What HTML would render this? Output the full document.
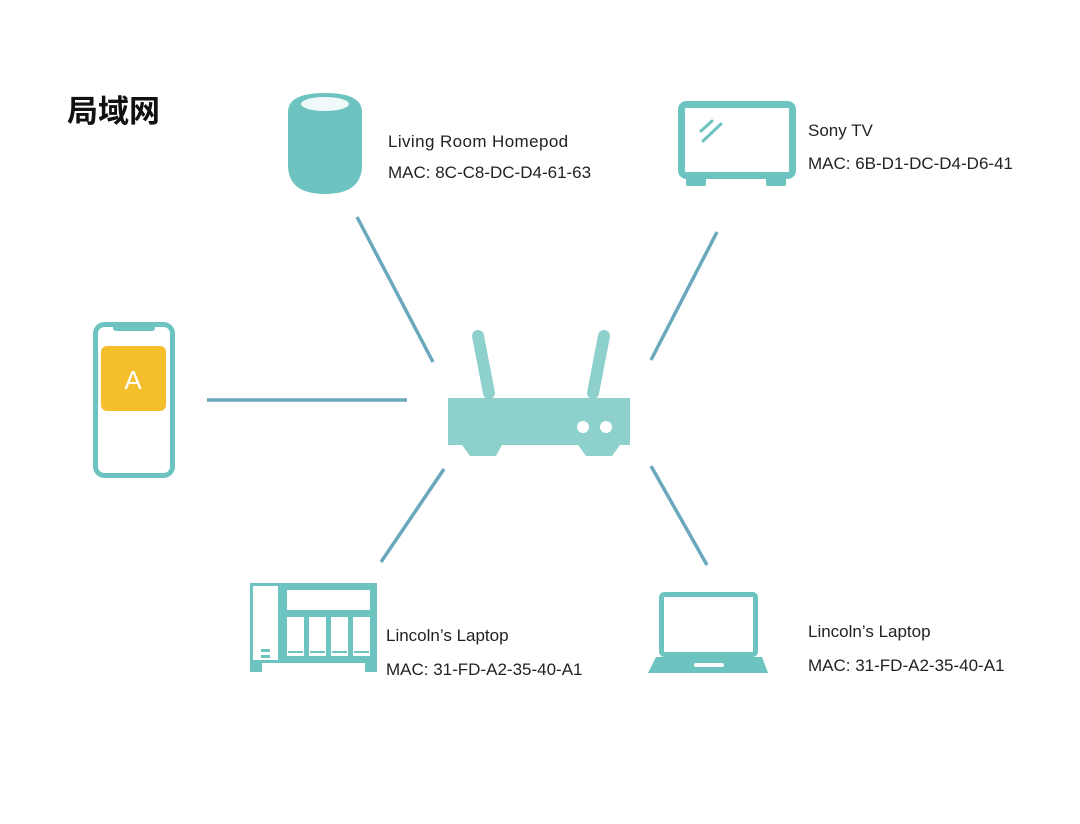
<!DOCTYPE html>
<html><head><meta charset="utf-8"><style>
html,body{margin:0;padding:0;background:#fff;}
svg{display:block}
text{font-family:"Liberation Sans","Noto Sans CJK SC",sans-serif;fill:#222;font-size:17px}
</style></head><body>
<svg width="1080" height="824" viewBox="0 0 1080 824" xmlns="http://www.w3.org/2000/svg">
<text x="67" y="122" style="font-size:31px;font-weight:bold;font-family:'Noto Sans CJK SC',sans-serif;fill:#111">局域网</text>
<g stroke="#6aa8bd" stroke-width="3.5" stroke-linecap="butt">
<line x1="357" y1="217" x2="433" y2="362"/>
<line x1="717" y1="232" x2="651" y2="360"/>
<line x1="207" y1="400" x2="407" y2="400"/>
<line x1="444" y1="469" x2="381" y2="562"/>
<line x1="651" y1="466" x2="707" y2="565"/>
</g>
<path d="M288 112 Q288 93 325 93 Q362 93 362 112 L362 165 Q362 194 325 194 Q288 194 288 165 Z" fill="#6cc3c0"/>
<ellipse cx="325" cy="104" rx="24" ry="7" fill="#fff" opacity="0.9"/>
<text x="388" y="147" style="letter-spacing:0.4px">Living Room Homepod</text>
<text x="388" y="178">MAC: 8C-C8-DC-D4-61-63</text>
<rect x="681.5" y="104.5" width="111" height="71" rx="5" fill="#fff" stroke="#6cc3c0" stroke-width="7"/>
<g stroke="#6cc3c0" stroke-width="3" stroke-linecap="round"><line x1="701" y1="131" x2="712" y2="121"/><line x1="703" y1="141" x2="721" y2="124"/></g>
<rect x="686" y="176" width="20" height="10" rx="2" fill="#6cc3c0"/>
<rect x="766" y="176" width="20" height="10" rx="2" fill="#6cc3c0"/>
<text x="808" y="136">Sony TV</text>
<text x="808" y="169">MAC: 6B-D1-DC-D4-D6-41</text>
<rect x="95.5" y="324.5" width="77" height="151" rx="9" fill="#fff" stroke="#6cc3c0" stroke-width="5"/>
<rect x="113" y="324" width="42" height="7" rx="3" fill="#6cc3c0"/>
<rect x="101" y="346" width="65" height="65" rx="6" fill="#f4bf2a"/>
<text x="133" y="389" text-anchor="middle" style="font-size:26px;fill:#fff">A</text>
<line x1="478" y1="336" x2="489" y2="393" stroke="#8dd0cc" stroke-width="12" stroke-linecap="round"/>
<line x1="604" y1="336" x2="593" y2="393" stroke="#8dd0cc" stroke-width="12" stroke-linecap="round"/>
<rect x="448" y="398" width="182" height="47" fill="#8dd0cc"/>
<path d="M462 445 L502 445 L496 456 L470 456 Z M578 445 L620 445 L612 456 L586 456 Z" fill="#8dd0cc"/>
<circle cx="583" cy="427" r="6" fill="#fff"/><circle cx="606" cy="427" r="6" fill="#fff"/>
<rect x="250" y="583" width="127" height="80" fill="#6cc3c0"/>
<rect x="253" y="586" width="25" height="74" fill="#fff"/>
<rect x="287" y="590" width="83" height="20" fill="#fff"/>
<rect x="287" y="617" width="17" height="39" fill="#fff"/>
<rect x="309" y="617" width="17" height="39" fill="#fff"/>
<rect x="331" y="617" width="17" height="39" fill="#fff"/>
<rect x="353" y="617" width="17" height="39" fill="#fff"/>
<g fill="#6cc3c0"><rect x="288" y="651" width="15" height="2"/><rect x="310" y="651" width="15" height="2"/><rect x="332" y="651" width="15" height="2"/><rect x="354" y="651" width="15" height="2"/><rect x="261" y="649" width="9" height="3"/><rect x="261" y="655" width="9" height="3"/></g>
<rect x="250" y="663" width="12" height="9" fill="#6cc3c0"/>
<rect x="365" y="663" width="12" height="9" fill="#6cc3c0"/>
<text x="386" y="641">Lincoln’s Laptop</text>
<text x="386" y="675">MAC: 31-FD-A2-35-40-A1</text>
<rect x="661.5" y="594.5" width="94" height="60" rx="3" fill="#fff" stroke="#6cc3c0" stroke-width="5"/>
<path d="M656 657 L762 657 L768 673 L648 673 Z" fill="#6cc3c0"/>
<rect x="694" y="663" width="30" height="4" rx="2" fill="#fff"/>
<text x="808" y="637">Lincoln’s Laptop</text>
<text x="808" y="671">MAC: 31-FD-A2-35-40-A1</text>
</svg>
</body></html>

···

Your task is to repeat the data above exactly while excluding the pictures.

What HTML would render this? Output the full document.
<!DOCTYPE html>
<html><head><meta charset="utf-8"><style>
html,body{margin:0;padding:0;background:#fff;}
svg{display:block}
text{font-family:"Liberation Sans","Noto Sans CJK SC",sans-serif;fill:#222;font-size:17px}
</style></head><body>
<svg width="1080" height="824" viewBox="0 0 1080 824" xmlns="http://www.w3.org/2000/svg">
<text x="67" y="122" style="font-size:31px;font-weight:bold;font-family:'Noto Sans CJK SC',sans-serif;fill:#111">局域网</text>
<g stroke="#6aa8bd" stroke-width="3.5" stroke-linecap="butt">
<line x1="357" y1="217" x2="433" y2="362"/>
<line x1="717" y1="232" x2="651" y2="360"/>
<line x1="207" y1="400" x2="407" y2="400"/>
<line x1="444" y1="469" x2="381" y2="562"/>
<line x1="651" y1="466" x2="707" y2="565"/>
</g>
<path d="M288 112 Q288 93 325 93 Q362 93 362 112 L362 165 Q362 194 325 194 Q288 194 288 165 Z" fill="#6cc3c0"/>
<ellipse cx="325" cy="104" rx="24" ry="7" fill="#fff" opacity="0.9"/>
<text x="388" y="147" style="letter-spacing:0.4px">Living Room Homepod</text>
<text x="388" y="178">MAC: 8C-C8-DC-D4-61-63</text>
<rect x="681.5" y="104.5" width="111" height="71" rx="5" fill="#fff" stroke="#6cc3c0" stroke-width="7"/>
<g stroke="#6cc3c0" stroke-width="3" stroke-linecap="round"><line x1="701" y1="131" x2="712" y2="121"/><line x1="703" y1="141" x2="721" y2="124"/></g>
<rect x="686" y="176" width="20" height="10" rx="2" fill="#6cc3c0"/>
<rect x="766" y="176" width="20" height="10" rx="2" fill="#6cc3c0"/>
<text x="808" y="136">Sony TV</text>
<text x="808" y="169">MAC: 6B-D1-DC-D4-D6-41</text>
<rect x="95.5" y="324.5" width="77" height="151" rx="9" fill="#fff" stroke="#6cc3c0" stroke-width="5"/>
<rect x="113" y="324" width="42" height="7" rx="3" fill="#6cc3c0"/>
<rect x="101" y="346" width="65" height="65" rx="6" fill="#f4bf2a"/>
<text x="133" y="389" text-anchor="middle" style="font-size:26px;fill:#fff">A</text>
<line x1="478" y1="336" x2="489" y2="393" stroke="#8dd0cc" stroke-width="12" stroke-linecap="round"/>
<line x1="604" y1="336" x2="593" y2="393" stroke="#8dd0cc" stroke-width="12" stroke-linecap="round"/>
<rect x="448" y="398" width="182" height="47" fill="#8dd0cc"/>
<path d="M462 445 L502 445 L496 456 L470 456 Z M578 445 L620 445 L612 456 L586 456 Z" fill="#8dd0cc"/>
<circle cx="583" cy="427" r="6" fill="#fff"/><circle cx="606" cy="427" r="6" fill="#fff"/>
<rect x="250" y="583" width="127" height="80" fill="#6cc3c0"/>
<rect x="253" y="586" width="25" height="74" fill="#fff"/>
<rect x="287" y="590" width="83" height="20" fill="#fff"/>
<rect x="287" y="617" width="17" height="39" fill="#fff"/>
<rect x="309" y="617" width="17" height="39" fill="#fff"/>
<rect x="331" y="617" width="17" height="39" fill="#fff"/>
<rect x="353" y="617" width="17" height="39" fill="#fff"/>
<g fill="#6cc3c0"><rect x="288" y="651" width="15" height="2"/><rect x="310" y="651" width="15" height="2"/><rect x="332" y="651" width="15" height="2"/><rect x="354" y="651" width="15" height="2"/><rect x="261" y="649" width="9" height="3"/><rect x="261" y="655" width="9" height="3"/></g>
<rect x="250" y="663" width="12" height="9" fill="#6cc3c0"/>
<rect x="365" y="663" width="12" height="9" fill="#6cc3c0"/>
<text x="386" y="641">Lincoln’s Laptop</text>
<text x="386" y="675">MAC: 31-FD-A2-35-40-A1</text>
<rect x="661.5" y="594.5" width="94" height="60" rx="3" fill="#fff" stroke="#6cc3c0" stroke-width="5"/>
<path d="M656 657 L762 657 L768 673 L648 673 Z" fill="#6cc3c0"/>
<rect x="694" y="663" width="30" height="4" rx="2" fill="#fff"/>
<text x="808" y="637">Lincoln’s Laptop</text>
<text x="808" y="671">MAC: 31-FD-A2-35-40-A1</text>
</svg>
</body></html>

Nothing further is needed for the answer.